I first saw Larry Kramer’s play The Normal Heart in Los Angeles at the Las Palmas Theater in 1985. I saw the play again on Broadway in 2011. It has always been one of the most powerful pieces of theater I have ever seen. Which makes this weekend’s reading of The Normal Heart an easy choice for our Top Pick Best Bets: May 7th – May 10th.

The Normal Heart, essentially an autobiographical play, looks at the early days of the AIDS crisis in New York and the efforts of one writer to motivate a city and a country to take the crisis seriously. At risk of alienating his friends and his community, he also tries to rally those in the gay community to fight back and make radical changes in their lifestyle.

Kramer’s play is being given a one-time only reading on Saturday, May 8th at 8:00 PM ET/5:00 PM PT by ONE Archives Foundation.

Starring in the reading are Sterling K. Brown (Father Comes Home From the Wars; This Is Us); Laverne Cox (Orange Is the New Black); Jeremy Pope (Choir Boy, Hollywood); Vince Rodriguez III (Here Lies Love; Crazy Ex-Girlfriend); Guillermo Díaz (Scandal); Jake Borelli (Grey’s Anatomy); Ryan O’Connell (Will & Grace); Daniel Newman (Eastsiders; The Walking Dead); Jay Hayden (Station 19; Crazy Ex-Girlfriend) and Danielle Savre (T@gged; Too Close to Home).

Martin Sheen will introduce the live reading of The Normal Heart.

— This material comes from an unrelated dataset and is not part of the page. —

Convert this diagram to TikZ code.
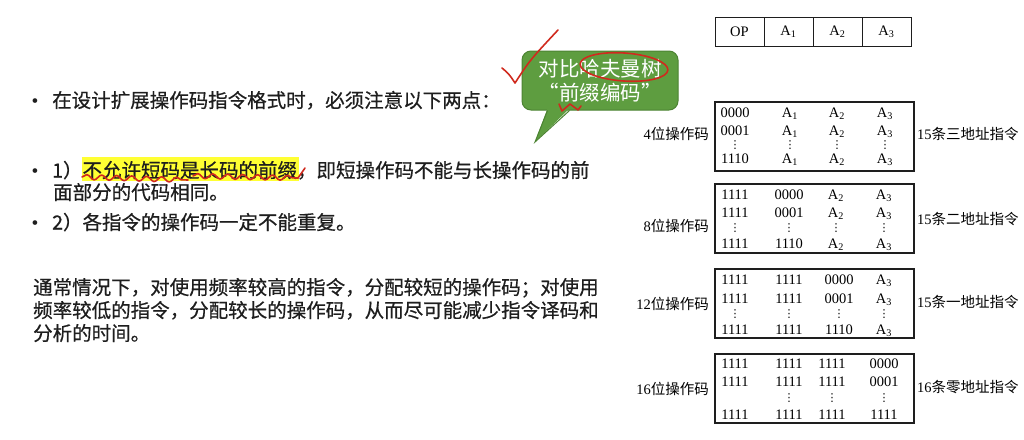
\documentclass[tikz,border=0pt]{standalone}
\usepackage{fontspec}
\setmainfont{Liberation Serif}
\newfontfamily\cjk{Noto Sans CJK SC}
\newfontfamily\cjkheavy[FakeBold=0.6]{Noto Sans CJK SC}
\newfontfamily\symb{DejaVu Sans}
\usetikzlibrary{positioning,decorations.pathmorphing}

\definecolor{bubblegreen}{HTML}{5E9D40}
\definecolor{bubbleedge}{HTML}{4C8332}
\definecolor{markred}{HTML}{D02A1E}
\definecolor{hiyellow}{HTML}{FFFF33}
\definecolor{ink}{HTML}{1E1E1E}

\tikzset{
  cell/.style={draw=ink, line width=1pt, minimum width=49pt, minimum height=29pt,
    inner sep=0pt, outer sep=0pt, font=\fontsize{14.5}{16}\selectfont},
  frame/.style={draw=ink, line width=1.2pt},
  bits/.style={inner sep=0pt, anchor=base, font=\fontsize{14.5}{16}\selectfont},
  vdot/.style={inner sep=0pt, font=\symb\fontsize{11}{12}\selectfont},
  sidelabel/.style={inner sep=0pt, font=\fontsize{14.5}{16}\selectfont},
  bodytext/.style={inner sep=0pt, anchor=base west, text=ink, font=\cjkheavy\fontsize{19.5}{23}\selectfont},
  bullet/.style={inner sep=0pt, anchor=base, text=ink, font=\fontsize{19.5}{23}\selectfont},
  bubble/.style={rounded corners=9pt, fill=bubblegreen, draw=bubbleedge, line width=1pt,
    minimum width=156pt, minimum height=59pt, text=white, align=center,
    font=\cjk\fontsize{20.5}{24}\selectfont},
  pen/.style={draw=markred, line width=1.6pt, line cap=round, line join=round},
}

\begin{document}
\begin{tikzpicture}[x=1pt,y=-1pt]
\useasboundingbox (0,0) rectangle (1024,439);

% highlight behind the first rule
\fill[hiyellow] (82,157) rectangle (299,181);

% left column text
\node[bullet] (dot1) at (35,107.5) {•};
\node[bodytext] (rule0) at (52,107.5) {在设计扩展操作码指令格式时，必须注意以下两点：};
\node[bullet] (dot2) at (35,177.5) {•};
\node[bodytext] (rule1) at (52,177.5) {1）不允许短码是长码的前缀，即短操作码不能与长操作码的前};
\node[bodytext] (rule1b) at (53,199.5) {面部分的代码相同。};
\node[bullet] (dot3) at (35,229.5) {•};
\node[bodytext] (rule2) at (52,229.5) {2）各指令的操作码一定不能重复。};
\node[bodytext] (para1) at (33,294.5) {通常情况下，对使用频率较高的指令，分配较短的操作码；对使用};
\node[bodytext] (para2) at (33,317.5) {频率较低的指令，分配较长的操作码，从而尽可能减少指令译码和};
\node[bodytext] (para3) at (33,340.5) {分析的时间。};

% speech bubble
\node[bubble] (hint) at (600,80.5) {对比哈夫曼树\\“前缀编码”};
\coordinate (tip) at (535,142);
\fill[bubblegreen] ([xshift=26pt,yshift=2pt]hint.south west) -- (tip)
    -- ([xshift=48pt,yshift=2pt]hint.south west) -- cycle;
\draw[bubbleedge, line width=1pt] ([xshift=26pt]hint.south west) -- (tip)
    -- ([xshift=48pt]hint.south west);

% instruction format
\node[cell] (op) at (739.5,31.5) {OP};
\node[cell, right=0pt of op] (a1) {A\textsubscript{1}};
\node[cell, right=0pt of a1] (a2) {A\textsubscript{2}};
\node[cell, right=0pt of a2] (a3) {A\textsubscript{3}};

% 4-bit opcodes
\draw[frame] (715,102) rectangle (914,171);
\foreach \x/\u/\v/\w [count=\i] in {735/0000/0001/1110,
    790/A\textsubscript{1}/A\textsubscript{1}/A\textsubscript{1},
    837/A\textsubscript{2}/A\textsubscript{2}/A\textsubscript{2},
    885/A\textsubscript{3}/A\textsubscript{3}/A\textsubscript{3}}
{
  \node[bits] (fourtop\i) at (\x,117) {\u};
  \node[bits] (fourmid\i) at (\x,135) {\v};
  \node[vdot] (fourdot\i) at (\x,145) {⋮};
  \node[bits] (fourbot\i) at (\x,163) {\w};
}
\node[sidelabel, anchor=east] (four) at (709,134) {4{\cjk 位操作码}};
\node[sidelabel, anchor=west] (three) at (917,134) {15{\cjk 条三地址指令}};

% 8-bit opcodes
\draw[frame] (715,184) rectangle (914,253);
\foreach \x/\u/\v/\w [count=\i] in {735/1111/1111/1111,
    789/0000/0001/1110,
    836/A\textsubscript{2}/A\textsubscript{2}/A\textsubscript{2},
    884/A\textsubscript{3}/A\textsubscript{3}/A\textsubscript{3}}
{
  \node[bits] (eighttop\i) at (\x,199) {\u};
  \node[bits] (eightmid\i) at (\x,217) {\v};
  \node[vdot] (eightdot\i) at (\x,228) {⋮};
  \node[bits] (eightbot\i) at (\x,248) {\w};
}
\node[sidelabel, anchor=east] (eight) at (709,226) {8{\cjk 位操作码}};
\node[sidelabel, anchor=west] (two) at (917,219) {15{\cjk 条二地址指令}};

% 12-bit opcodes
\draw[frame] (715,269) rectangle (914,338);
\foreach \x/\u/\v/\w [count=\i] in {735/1111/1111/1111,
    789/1111/1111/1111,
    839/0000/0001/1110,
    884/A\textsubscript{3}/A\textsubscript{3}/A\textsubscript{3}}
{
  \node[bits] (twelvetop\i) at (\x,284) {\u};
  \node[bits] (twelvemid\i) at (\x,303) {\v};
  \node[vdot] (twelvedot\i) at (\x,314) {⋮};
  \node[bits] (twelvebot\i) at (\x,334) {\w};
}
\node[sidelabel, anchor=east] (twelve) at (709,304) {12{\cjk 位操作码}};
\node[sidelabel, anchor=west] (one) at (917,302) {15{\cjk 条一地址指令}};

% 16-bit opcodes
\draw[frame] (715,354) rectangle (914,423);
\foreach \x/\u/\v/\w [count=\i] in {735/1111/1111/1111,
    789/1111/1111/1111,
    832/1111/1111/1111,
    884/0000/0001/1111}
{
  \node[bits] (sixteentop\i) at (\x,368) {\u};
  \node[bits] (sixteenmid\i) at (\x,386) {\v};
  \node[bits] (sixteenbot\i) at (\x,419) {\w};
}
\foreach \x [count=\i from 2] in {789,832,884}
  \node[vdot] (sixteendot\i) at (\x,398) {⋮};
\node[sidelabel, anchor=east] (sixteen) at (709,389) {16{\cjk 位操作码}};
\node[sidelabel, anchor=west] (zero) at (917,387) {16{\cjk 条零地址指令}};

% red pen marks
\draw[pen] (502,68) .. controls (509,74) .. (515,83) .. controls (530,60) .. (558,30);
\draw[pen, rotate around={-4:(624,67)}] (624,67) ellipse [x radius=44pt, y radius=14pt];
\draw[pen] (559,104) -- (562,111) -- (570,104) -- (578,110) -- (581,106);
\draw[pen, decorate, decoration={snake, amplitude=2.5pt, segment length=15pt}] (82,177) -- (188,180);
\draw[pen, decorate, decoration={snake, amplitude=2.5pt, segment length=15pt}] (193,176) -- (298,178);
\draw[pen] (298,178) -- (305,168);
\end{tikzpicture}
\end{document}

The evening is directed by Paris Barclay (recent recipient of the Directors Guild of America Honorary Lifetime Member Award). There will be a Q&A with Barclay and the cast after the reading.

When I walked out of the Broadway production of The Normal Heart I was astonished (and frankly pleased) with how quiet the audience was leaving the theater. There was none of the chit-chat that inevitably follows a performance. In this case the audience was too moved, too challenged, too stunned, to engage in conversation.

This is emotionally profound material. I strongly recommend The Normal Heart which is why it is Cultural Attaché’s Top Pick Best Bets: May 7th – May 10th.

Tickets begin at $10 for students and $20 for general admission.